There are calls for a development to be halted that would 'change the character' of a part of Dublin city.
Under the plans, a boutique hotel and restaurant would be built at Merchant's Arch in Temple Bar.
The area, which dates from the 1820s, is a laneway as you enter Temple Bar from the Ha'penny Bridge.
Among those voicing their concerns are singer Imelda May and comedian Dara O'Briain.
Can’t believe there's a proposal being seriously considered to replace Dublin’s Merchant’s Arch with (yet another) hotel. There is something magical about crossing the river via the Ha'penny bridge, plunging into Merchants Arch. Let’s not destroy the rich texture of Dublin! https://t.co/CpuIbeG6Fd
— Dara Ó Briain (@daraobriain) October 5, 2021
The actual arch way itself is set to remain - while it is believed people would still be able to walk through the lane as they do now.
But an existing two-storey building housing shops is to be demolished, and a three storey over-ground and basement building - which will be five floors in all - will house a restaurant and hotel.
Frank McDonald is chair of the Temple Bar Residents Association.
He told Josh Crosbie for The Hard Shoulder this is not something that is needed.

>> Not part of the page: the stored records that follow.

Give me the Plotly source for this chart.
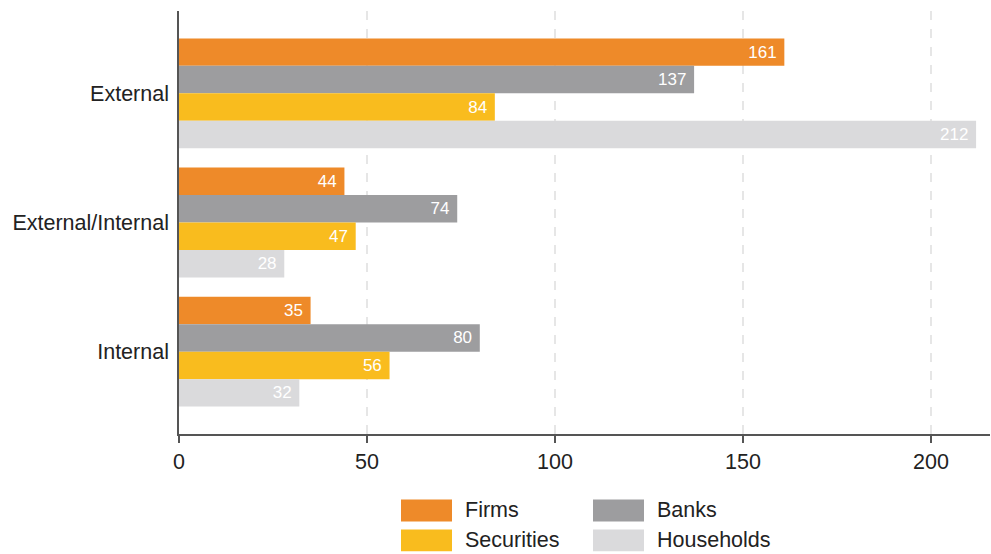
import plotly.graph_objects as go

# Categories (top to bottom) and series values
categories = ["External", "External/Internal", "Internal"]
series_names = ["Firms", "Banks", "Securities", "Households"]
firms = [161, 44, 35]
banks = [137, 74, 80]
securities = [84, 47, 56]
households = [212, 28, 32]
x_ticks = [0, 50, 100, 150, 200]

colors = ["#EE8A29", "#9D9D9F", "#F9BC1E", "#DADADC"]
values = [firms, banks, securities, households]

FONT = "Liberation Sans, Arial, sans-serif"
W, H = 991, 554
L, R, T, B = 179, 1, 11, 119.5
plot_w = W - L - R
plot_h = H - T - B

fig = go.Figure()
for name, vals, col in zip(series_names, values, colors):
    fig.add_trace(go.Bar(
        y=categories, x=vals, orientation="h", name=name,
        marker=dict(color=col, line=dict(width=0)),
        text=vals, texttemplate="%{x}\u00a0",
        textposition="inside", insidetextanchor="end",
        textfont=dict(color="white", size=17, family=FONT),
        constraintext="none", showlegend=False,
    ))

# Custom legend: wide swatches laid out in two columns
def px_x(x):
    return (x - L) / plot_w

def px_y(y):
    return (H - B - y) / plot_h

legend_slots = [(401, 500), (593, 500), (401, 530), (593, 530)]
for (lx, ly), name, col in zip(legend_slots, series_names, colors):
    fig.add_shape(type="rect", xref="paper", yref="paper",
                  x0=px_x(lx), x1=px_x(lx + 51), y0=px_y(ly), y1=px_y(ly + 22),
                  fillcolor=col, line=dict(width=0))
    fig.add_annotation(xref="paper", yref="paper", x=px_x(lx + 62), y=px_y(ly + 11),
                       text=name, showarrow=False, xanchor="left", yanchor="middle",
                       font=dict(size=21.5, color="#222222", family=FONT))

fig.update_layout(
    width=W, height=H,
    margin=dict(l=L, r=R, t=T, b=B, pad=0),
    paper_bgcolor="white", plot_bgcolor="white",
    barmode="group", bargap=0.15, bargroupgap=0,
    font=dict(family=FONT, size=21.5, color="#222222"),
    xaxis=dict(
        range=[0, 215.7], tickvals=x_ticks, ticktext=[str(v) for v in x_ticks],
        showgrid=True, gridcolor="#E6E6E6", griddash="dash", gridwidth=1.5,
        zeroline=False, showline=True, linecolor="#555555", linewidth=1.5,
        ticks="outside", ticklen=7, tickwidth=1.5, tickcolor="#555555",
        tickfont=dict(size=21.5, color="#222222"),
    ),
    yaxis=dict(
        categoryorder="array", categoryarray=categories,
        range=[2.637, -0.637],
        showgrid=False, zeroline=False, showline=True,
        linecolor="#555555", linewidth=1.5, ticks="",
        ticklabelstandoff=4,
        tickfont=dict(size=21.5, color="#222222"),
    ),
)

fig.write_html("out.html")
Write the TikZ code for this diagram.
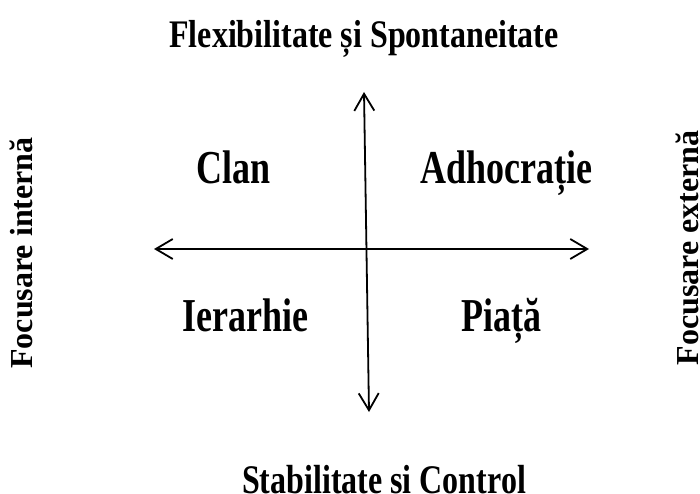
\documentclass[tikz,border=0pt]{standalone}
\usepackage{fontspec}
\usepackage{graphicx}
\setmainfont{Liberation Serif}
\usetikzlibrary{arrows.meta}
\begin{document}
\begin{tikzpicture}[x=1pt,y=-1pt,
  axis/.style={line width=1.8pt, {Straight Barb[length=17pt,width=20pt]}-{Straight Barb[length=17pt,width=20pt]}},
  lbl/.style={inner sep=0pt, anchor=base, font=\bfseries\fontsize{32}{36}\selectfont},
  quad/.style={inner sep=0pt, anchor=base, font=\bfseries\fontsize{36}{40}\selectfont}]
\useasboundingbox (0,0) rectangle (700,494);
\coordinate (top) at (364,92);
\coordinate (bot) at (369,412);
\coordinate (lft) at (154,249);
\coordinate (rgt) at (589,249);
\draw[axis] (top) -- (bot);
\draw[axis] (lft) -- (rgt);
\node[lbl] (title) at (364,47.3) {\scalebox{1}[1.22]{Flexibilitate și Spontaneitate}};
\node[lbl] (bottom) at (384,493) {\scalebox{1}[1.27]{Stabilitate și Control}};
\node[quad] (clan) at (234,183.3) {\scalebox{1}[1.31]{Clan}};
\node[quad] (adh) at (506.7,183.3) {\scalebox{1}[1.31]{Adhocrație}};
\node[quad] (ier) at (245.5,331.7) {\scalebox{1}[1.31]{Ierarhie}};
\node[quad] (pia) at (501.7,331.7) {\scalebox{1}[1.31]{Piață}};
\node[lbl, rotate=90] (fi) at (32.5,253) {Focusare internă};
\node[lbl, rotate=90] (fe) at (698.3,248) {Focusare externă};
\end{tikzpicture}
\end{document}
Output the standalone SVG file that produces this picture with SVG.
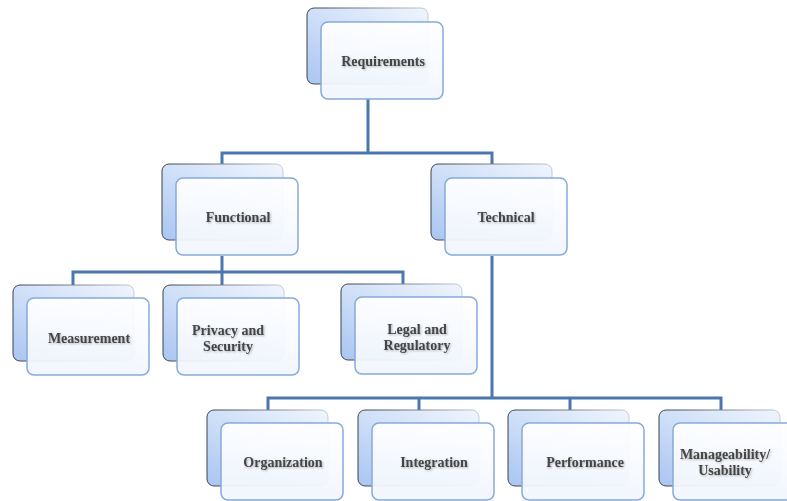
<svg xmlns="http://www.w3.org/2000/svg" width="787" height="501" viewBox="0 0 787 501">
  <defs>
    <linearGradient id="backFill" x1="0" y1="1" x2="1" y2="0">
      <stop offset="0" stop-color="#a9c5f1"/>
      <stop offset="0.5" stop-color="#d0e0f8"/>
      <stop offset="1" stop-color="#f0f5fd"/>
    </linearGradient>
    <linearGradient id="backEdge" x1="0" y1="0" x2="1" y2="0">
      <stop offset="0" stop-color="#3e4148"/>
      <stop offset="0.6" stop-color="#8a8f99"/>
      <stop offset="1" stop-color="#c5ccd8"/>
    </linearGradient>
    <linearGradient id="frontFill" x1="0" y1="0" x2="0" y2="1">
      <stop offset="0" stop-color="#ffffff"/>
      <stop offset="1" stop-color="#f1f6fd"/>
    </linearGradient>
    <filter id="txtShadow" x="-10%" y="-30%" width="120%" height="160%">
      <feGaussianBlur in="SourceAlpha" stdDeviation="1"/>
      <feOffset dx="0.5" dy="0.5" result="b"/>
      <feComponentTransfer><feFuncA type="linear" slope="0.3"/></feComponentTransfer>
      <feMerge><feMergeNode/><feMergeNode in="SourceGraphic"/></feMerge>
    </filter>
  </defs>
  <style>
    .back { fill: url(#backFill); stroke: url(#backEdge); stroke-width: 1; }
    .front { fill: url(#frontFill); fill-opacity: 0.93; stroke: #86a9dc; stroke-width: 1.5; }
    .wire { fill: none; stroke: #4a77ae; stroke-width: 3; stroke-linejoin: miter; }
    .label { font-family: "Liberation Serif", "DejaVu Serif", serif; font-size: 14px; font-weight: bold; fill: #454545; text-anchor: middle; filter: url(#txtShadow); }
  </style>

  <!-- connectors -->
  <g id="connectors">
    <path class="wire" d="M368 98 V153 M222 164 V153 H492 V164"/>
    <path class="wire" d="M222 256 V285 M73 285 V272 H403 V284"/>
    <path class="wire" d="M492 256 V398 M268 410 V398 H721 V410 M419 398 V410 M570 398 V410"/>
  </g>

  <g id="requirements">
    <rect class="back" x="307" y="8" width="121" height="76" rx="7"/>
    <rect class="front" x="321" y="22" width="122" height="77" rx="7"/>
    <text class="label" x="383" y="66">Requirements</text>
  </g>

  <g id="functional">
    <rect class="back" x="162" y="164" width="121" height="76" rx="7"/>
    <rect class="front" x="176" y="178" width="122" height="77" rx="7"/>
    <text class="label" x="238" y="222">Functional</text>
  </g>

  <g id="technical">
    <rect class="back" x="431" y="164" width="121" height="76" rx="7"/>
    <rect class="front" x="445" y="178" width="122" height="77" rx="7"/>
    <text class="label" x="506" y="222">Technical</text>
  </g>

  <g id="measurement">
    <rect class="back" x="13" y="285" width="121" height="76" rx="7"/>
    <rect class="front" x="27" y="298" width="122" height="77" rx="7"/>
    <text class="label" x="89" y="343">Measurement</text>
  </g>

  <g id="privacy-security">
    <rect class="back" x="163" y="285" width="121" height="76" rx="7"/>
    <rect class="front" x="177" y="298" width="122" height="77" rx="7"/>
    <text class="label" x="228" y="335">Privacy and</text>
    <text class="label" x="228" y="351">Security</text>
  </g>

  <g id="legal-regulatory">
    <rect class="back" x="341" y="284" width="121" height="76" rx="7"/>
    <rect class="front" x="355" y="297" width="122" height="77" rx="7"/>
    <text class="label" x="417" y="334">Legal and</text>
    <text class="label" x="417" y="350">Regulatory</text>
  </g>

  <g id="organization">
    <rect class="back" x="207" y="410" width="121" height="76" rx="7"/>
    <rect class="front" x="221" y="423" width="122" height="77" rx="7"/>
    <text class="label" x="283" y="467">Organization</text>
  </g>

  <g id="integration">
    <rect class="back" x="358" y="410" width="121" height="76" rx="7"/>
    <rect class="front" x="372" y="423" width="122" height="77" rx="7"/>
    <text class="label" x="434" y="467">Integration</text>
  </g>

  <g id="performance">
    <rect class="back" x="508" y="410" width="121" height="76" rx="7"/>
    <rect class="front" x="522" y="423" width="122" height="77" rx="7"/>
    <text class="label" x="585" y="467">Performance</text>
  </g>

  <g id="manageability-usability">
    <rect class="back" x="659" y="410" width="121" height="76" rx="7"/>
    <rect class="front" x="673" y="423" width="122" height="77" rx="7"/>
    <text class="label" x="725" y="459">Manageability/</text>
    <text class="label" x="725" y="475">Usability</text>
  </g>
</svg>
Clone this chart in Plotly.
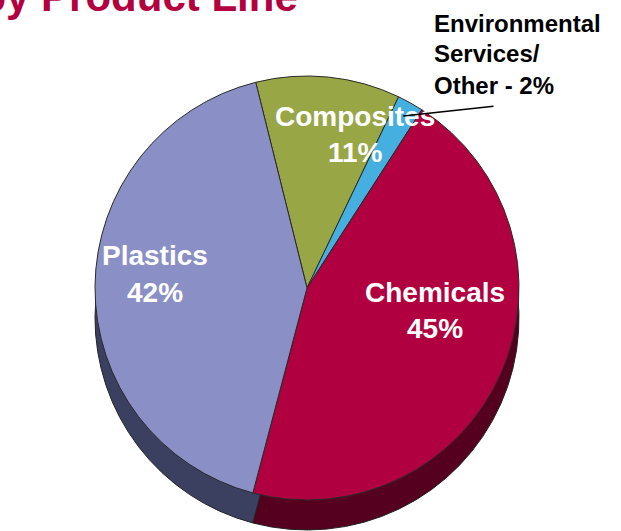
import math
import plotly.graph_objects as go

# Data
labels = ["Composites", "Environmental Services/Other", "Chemicals", "Plastics"]
values = [11, 2, 45, 42]
colors = ["#98a646", "#45b0e0", "#b1003f", "#8a90c6"]
side_colors = ["#4c5422", "#1f5c78", "#55001e", "#3c4060"]
title_text = "Sales by Product Line"

W, H = 621, 531
ROT = -14          # start angle of first slice (deg, clockwise from 12 o'clock)
R = 212            # pie radius px
CX, CY = 307, 288  # top pie centre px
DEPTH = 30         # pseudo-3D depth px


def dom(cx, cy, r):
    return dict(x=[(cx - r) / W, (cx + r) / W], y=[1 - (cy + r) / H, 1 - (cy - r) / H])


fig = go.Figure()
# side (depth) of the pie
fig.add_trace(go.Pie(
    labels=labels, values=values, sort=False, direction="clockwise", rotation=ROT,
    marker=dict(colors=side_colors, line=dict(color="#222222", width=1)),
    textinfo="none", hoverinfo="skip", showlegend=False,
    domain=dom(CX, CY + DEPTH, R),
))
# top face
fig.add_trace(go.Pie(
    labels=labels, values=values, sort=False, direction="clockwise", rotation=ROT,
    marker=dict(colors=colors, line=dict(color="#2a2a2a", width=1)),
    textinfo="none", showlegend=False,
    domain=dom(CX, CY, R),
))

FONT = "Liberation Sans, Arial, sans-serif"
ann = []


def txt(x, y, t, size, color, xanchor="center"):
    ann.append(dict(x=x / W, y=1 - y / H, xref="paper", yref="paper", text=f"<b>{t}</b>",
                    showarrow=False, xanchor=xanchor, yanchor="middle",
                    font=dict(family=FONT, size=size, color=color)))


# in-slice labels (name / percent)
label_pos = {"Composites": (355, 116), "Chemicals": (435, 292), "Plastics": (155, 256)}
for name, v in zip(labels, values):
    if name in label_pos:
        x, y = label_pos[name]
        txt(x, y, name, 28, "white")
        txt(x, y + 36, f"{v}%", 28, "white")

# outside label for the small slice
env_v = values[1]
for i, line in enumerate(["Environmental", "Services/", f"Other - {env_v}%"]):
    txt(432, 23 + 31 * i, line, 24, "black", xanchor="left")

# leader line pointing to the small slice
cum = sum(values[:1]) + values[1] / 2
ang = math.radians(ROT + 360 * cum / sum(values))
tx = CX + 0.93 * R * math.sin(ang)
ty = CY - 0.93 * R * math.cos(ang)
ann.append(dict(x=tx / W, y=1 - ty / H, xref="paper", yref="paper", showarrow=True,
                arrowhead=0, arrowwidth=1.5, arrowcolor="black",
                ax=495 - tx, ay=106 - ty, text=""))

# title (partially cut off at the top like the reference)
ann.append(dict(x=300 / W, y=1 - 22 / H, xref="paper", yref="paper", showarrow=False,
                xanchor="right", yanchor="bottom", text=f"<b>{title_text}</b>",
                font=dict(family=FONT, size=42, color="#b3003f")))

fig.update_layout(
    width=W, height=H, margin=dict(l=0, r=0, t=0, b=0),
    paper_bgcolor="white", plot_bgcolor="white",
    annotations=ann,
)
fig.write_html("out.html")
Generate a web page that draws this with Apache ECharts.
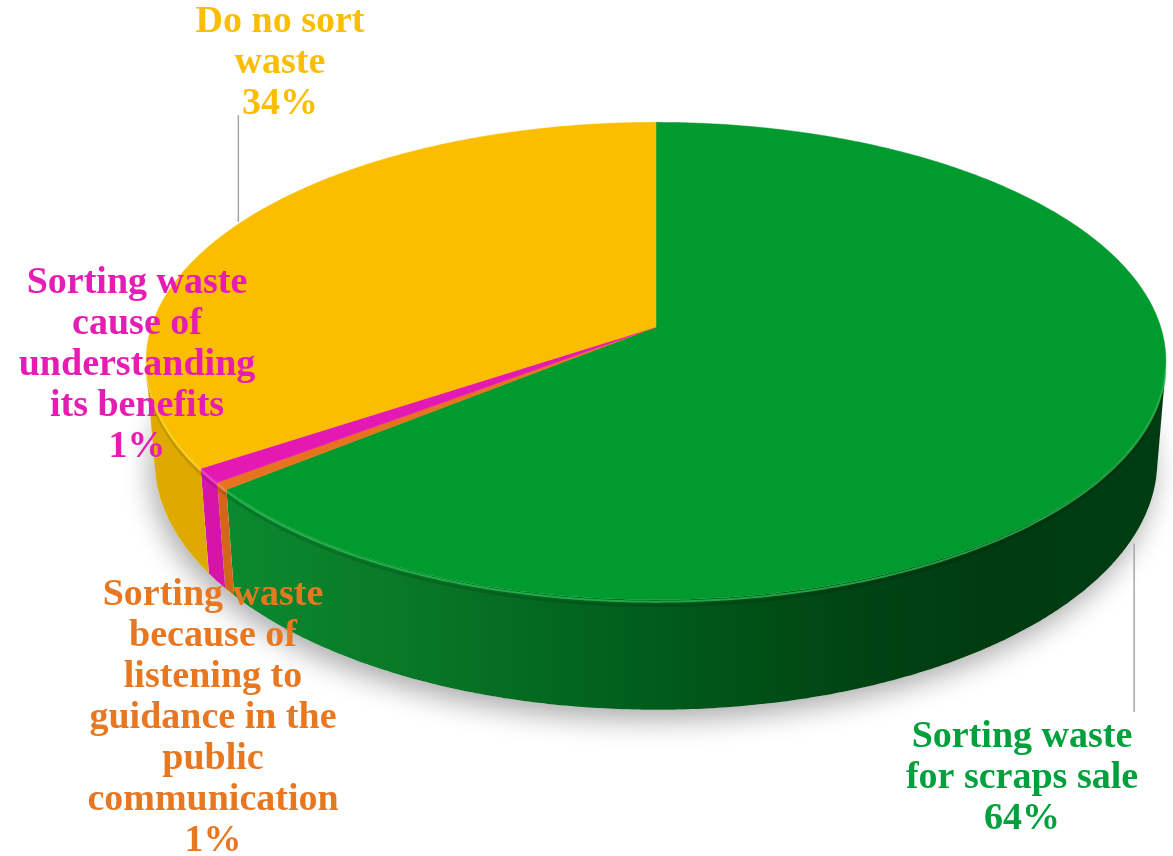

"That laneway, which is kind of Dublin's own little version of a souk, that you'd find in a Middle Eastern city.
"We regard it as being particularly important that that character of Merchant's Arch should be maintained.
"Also this year marks the bicentenary of the creation of Merchant's Arch - so it's a very, very historic route in the city and that is part of its charm.
"The building of a four-storey hotel, with a so-called restaurant at ground floor and basement levels, is just going to fundamentally change the whole character and appearance and feel of Merchant's Arch."
He says they believe this is a 'Trojan Horse' for another pub.
"Nobody could argue that Temple Bar needs another restaurant - there was only about 11 restaurants in the area before 1990.
"And now there's about 87 restaurants.
"So to argue that there's a need to create further restaurants in Temple Bar, especially - as we believe - it's a Trojan Horse for another licenced premises, another public house.
"And that is something that Temple Bar needs like a hole in the head".
'More people into the area'
Sean Ryan is bar manager at the Ha'penny Bridge Inn. He says a new hotel would be welcome.
"The more the merrier that will bring more people into the area - what more can you ask at the end of the day?
"We need something back after the last year and a half - I do accommodation myself here, it's great having a few more people around the place bringing business into the area."
Asked about concerns over changes to the arch, he says: "They need to sort out the rest of the town, I think they've a bit more priorities than stopping a few people trying to make an extra few quid for themselves".
While Maros, who runs a craft shop in Temple Bar, says another hotel is not what the city needs.
"It's a little bit of a pity because the city centre, Temple Bar should be a really artsy place.
"But so far it's just more and more big businesses coming in and it's not what it's supposed to be."
He says while it may bring more people in, it will also bring in more big companies.
"For a business like mine, I don't think it's actually going to affect [it] - it's actually going to bring more people.
"Then more big business is going to come, that's going to be bad".
Martin Harte is CEO of the Temple Bar Company, which represents businesses in the area.
He says: "I think it's a positive development - Temple Bar is subject to a number of new developments over the next year or two years.
"You'll have the development of that corner there, which is a pretty unsightly corner on Temple Bar Square.
"So I think this addition of this hotel will animate that.
"There's a proposal to redevelop the entire square, which we're hoping Dublin City Council are going to start later this year.
"And then of course you have the Central Plaza on the top of Crown Alley.
"These developments they're going to really enhance and develop Temple Bar, and make it more attractive for visitors and for those who live and work and use the space."
He says he welcomes other points of view, but this is good for the area.
"Of course people are going to object and all sorts of things; that's OK, we have the most open and democratic planning process in the world.
"Probably too democratic for some people, like the heritage groups in this instance.
"So I think everyone's got their point of view raised, the issues have been dealt with but this development is a positive development."
'I think we can do without'
Josh also spoke to members of the public to gauge their reaction to the plan.
One man says: "There's too many hotels... but taking away from the look of it.
"That bridge is known for, the Ha'penny Bridge, and the Arch - so what would you take away the face of Dublin basically for?"
Another man says: "I don't think there should be because there's enough hotels around the city centre.
"I know it would be a great location to have a hotel, but there's a lot of anti-social behaviour in Temple Bar... everything's over priced.
"I think we can do without in this area."
And one woman suggests: "I live outside the country seven years, and I've just returned to Dublin after two years.
"And I'm absolutely shocked to see the way Dublin has gone, so I would strongly object if I lived here to something like this.
"I think there's far too much here... they've ruined Dublin - the only thing that's familiar to me is the seagulls".
An online petition is also calling for the works to be halted.